Theory V. Reality Pt. 2
Earlier this week, I pointed out that Geov Parrish’s list of “underreported stories” for 2005 was way off base.
In the comments thread to that post someone asked me what I thought about Parrish’s statement that if the Weekly’s new corporate owner (New Times) fires Parrish, it will spell the end of Seattle’s only “consistently progressive local political voice” at the four main papers in town.
Here’s the exchange:
Josh,
At Eat The State, Geov claimed he’s “the only consistently progressive columnist in Seattle.”
You aren’t consistently progressive, Josh? Do you have views on the estate tax you’d like to share with everybody? :)
Posted by Belltowner - December 28, 2005 03:51 PM“Consistently Progressive” ? Yuck. I’m lucky if I’m consistent.
Posted by Josh Feit - December 28, 2005 04:12 PM
I should add that, to me, “consistently progressive” means predictably orthodox, which is the last thing I want to be as a columnist. But I also wanted to address the larger misconception that I think is going on with Parrish’s spin on the New Times takeover.
The real point I think Parrish is trying to make is that New Times is an evil, out-of-town, corporate chain that is going to come in and quash the Weekly’s local voice. This is misleading. The Weekly is already owned by a NY-based media chain. In fact, one of the Weekly’s main corporate parents—Goldman Sachs— is George W. Bush’s 6th all-time top financial contributor. So, if Parrish’s point is that the corporate super state banishes lefty columnists, he’s flat out wrong. If he loses his job, it’s not because New Times is an evil corporation. As a financial model, New Times is not much different from the Weekly’s current out-of-town, chain parent VVM. Spinning this takeover/merger as some dramatic changeover/sell out is a misconception.
Second, contrary to the scripted story about this corporate takeover (cookie cutter, out-of-towners etc), I think New Times will actually make the Weekly a better paper. Take it for what it’s worth coming from me, but the Weekly seems like a pretty irrelevant paper these days. Some change—any change—is likely to give them a much-needed jolt. I actually look forward to a little actual competition from the New Times clones.
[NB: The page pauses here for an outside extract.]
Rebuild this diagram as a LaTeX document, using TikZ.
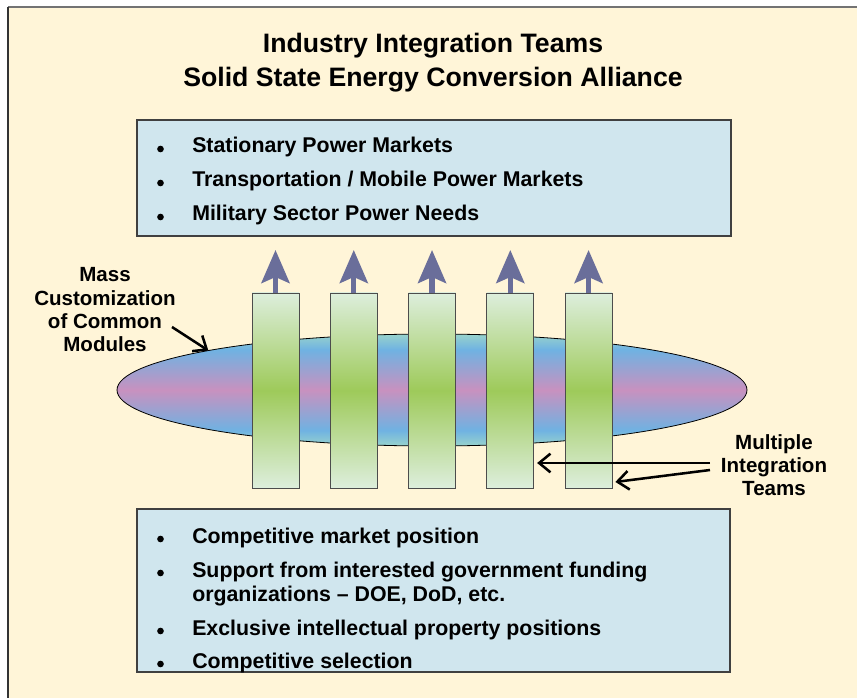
\documentclass[tikz,border=0pt]{standalone}
\usepackage{fontspec}
\setmainfont{Liberation Sans}
\usepackage{tikz}
\usetikzlibrary{shapes.geometric,arrows.meta,positioning,calc}
\definecolor{cream}{RGB}{255,245,216}
\definecolor{paleblue}{RGB}{208,230,238}
\definecolor{teamgreen}{RGB}{158,202,90}
\definecolor{teamlight}{RGB}{221,238,220}
\definecolor{bandblue}{RGB}{111,178,226}
\definecolor{bandpink}{RGB}{200,145,191}
\definecolor{bandteal}{RGB}{152,211,204}
\definecolor{slate}{RGB}{106,110,154}
\pgfdeclareverticalshading{moduleband}{100bp}{color(0bp)=(bandteal); color(25bp)=(bandteal);
  color(32bp)=(bandblue); color(50bp)=(bandpink); color(68bp)=(bandblue);
  color(75bp)=(bandteal); color(100bp)=(bandteal)}

\begin{document}
\begin{tikzpicture}[x=0.75pt, y=-0.75pt, node distance=58.7pt,
    infobox/.style={rectangle, draw=black!75, line width=1.2pt, fill=paleblue, inner sep=0pt},
    item/.style={anchor=base west, inner sep=0pt, font=\fontsize{16}{18}\selectfont\bfseries, align=left},
    dot/.style={circle, fill=black, inner sep=0pt, minimum size=5pt},
    team/.style={rectangle, draw=black!70, line width=0.7pt, inner sep=0pt, outer sep=0pt,
      minimum width=35.25pt, minimum height=146.25pt,
      top color=teamlight, bottom color=teamlight, middle color=teamgreen},
    uparr/.style={-{Stealth[length=24.75pt, width=21pt, inset=4.5pt]}, line width=4pt, draw=slate, fill=slate},
    callout/.style={-{Straight Barb[length=8.5pt, width=14pt]}, line width=1.9pt},
    note/.style={align=center, inner sep=0pt, font=\fontsize{15.4}{17.5}\selectfont\bfseries}]

    % page background and frame
    \useasboundingbox (0,0) rectangle (857,698);
    \fill[white] (0,0) rectangle (857,698);
    \fill[cream] (8,7) rectangle (857,698);
    \draw[black!55, line width=1.5pt] (8,7) -- (857,7);
    \draw[black!80, line width=1.5pt] (8,7) -- (8,698);

    % title
    \node[anchor=base, inner sep=0pt, font=\fontsize{20}{24}\selectfont\bfseries] (title1) at (433,53) {Industry Integration Teams};
    \node[anchor=base, inner sep=0pt, font=\fontsize{20}{24}\selectfont\bfseries] (title2) at (433,87) {Solid State Energy Conversion Alliance};

    % markets box
    \node[infobox, minimum width=445.5pt, minimum height=87pt] (markets) at (434,178) {};
    \node[item] (m1) at (192,153) {Stationary Power Markets};
    \node[item] (m2) at (192,187) {Transportation / Mobile Power Markets};
    \node[item] (m3) at (192,221) {Military Sector Power Needs};

    % common modules band
    \node[ellipse, draw=black, line width=0.6pt, inner sep=0pt, outer sep=0pt,
      minimum width=472.5pt, minimum height=84pt, shading=moduleband] (modules) at (432,390) {};

    % integration teams
    \node[team] (t1) at (275.5,390.5) {};
    \node[team, right of=t1] (t2) {};
    \node[team, right of=t2] (t3) {};
    \node[team, right of=t3] (t4) {};
    \node[team, right of=t4] (t5) {};
    \foreach \i in {1,...,5} {
        \coordinate (tip\i) at ([yshift=32.25pt]t\i.north);
        \draw[uparr] (t\i.north) -- (tip\i);
    }

    % labels
    \node[note] (mass) at (105,310) {Mass\\Customization\\of Common\\Modules};
    \coordinate (massfrom) at (172,327);
    \draw[callout] (massfrom) -- (modules.170);

    \node[note] (multi) at (774,465) {Multiple\\Integration\\Teams};
    \coordinate (multi1) at (710,463);
    \coordinate (multi2) at (710,470);
    \draw[callout] (multi1) -- ($(multi1 -| t4.east)+(2.5pt,0)$);
    \draw[callout] (multi2) -- ([shift={(2.5pt,-68.6pt)}]t5.east);

    % benefits box
    \node[infobox, minimum width=444.75pt, minimum height=122.25pt] (benefits) at (433.5,590.5) {};
    \node[item] (b1) at (192,543) {Competitive market position};
    \node[item, anchor=north west] (b2) at (192,562) {Support from interested government funding\\organizations -- DOE, DoD, etc.};
    \node[item] (b3) at (192,635) {Exclusive intellectual property positions};
    \node[item] (b4) at (192,668) {Competitive selection};

    % bullets
    \foreach \y [count=\n] in {149,183,217} \node[dot] (mdot\n) at (160.5,\y) {};
    \foreach \y [count=\n] in {539,573,631,664} \node[dot] (bdot\n) at (160.5,\y) {};
\end{tikzpicture}
\end{document}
Finally, I want to dispel the idea that indie-owned media (the Stranger, for example, is super-majority locally-owned) de facto equals “progressive” columnists. I would never subscribe to that kind of label. I’m pro WTO. I think the war in Iraq has some merit. And I support mayor Nickels’s development agenda. (Although, it’s gonna flop unless he deals with the choke that single-family zoning has on this town and unless he does something about our lack of mass transit.)
Anyway, I just wanted to counter the scripted knee-jerk sense that the upcoming change at the Weekly is robbing our city. I think, most people will find that the Weekly will be better after the takeover. Especially, if they stop being “consistently progressive.”
"super-majority locally-owned"? that's some creative math, given that the chicago reader owns 49% of the stranger.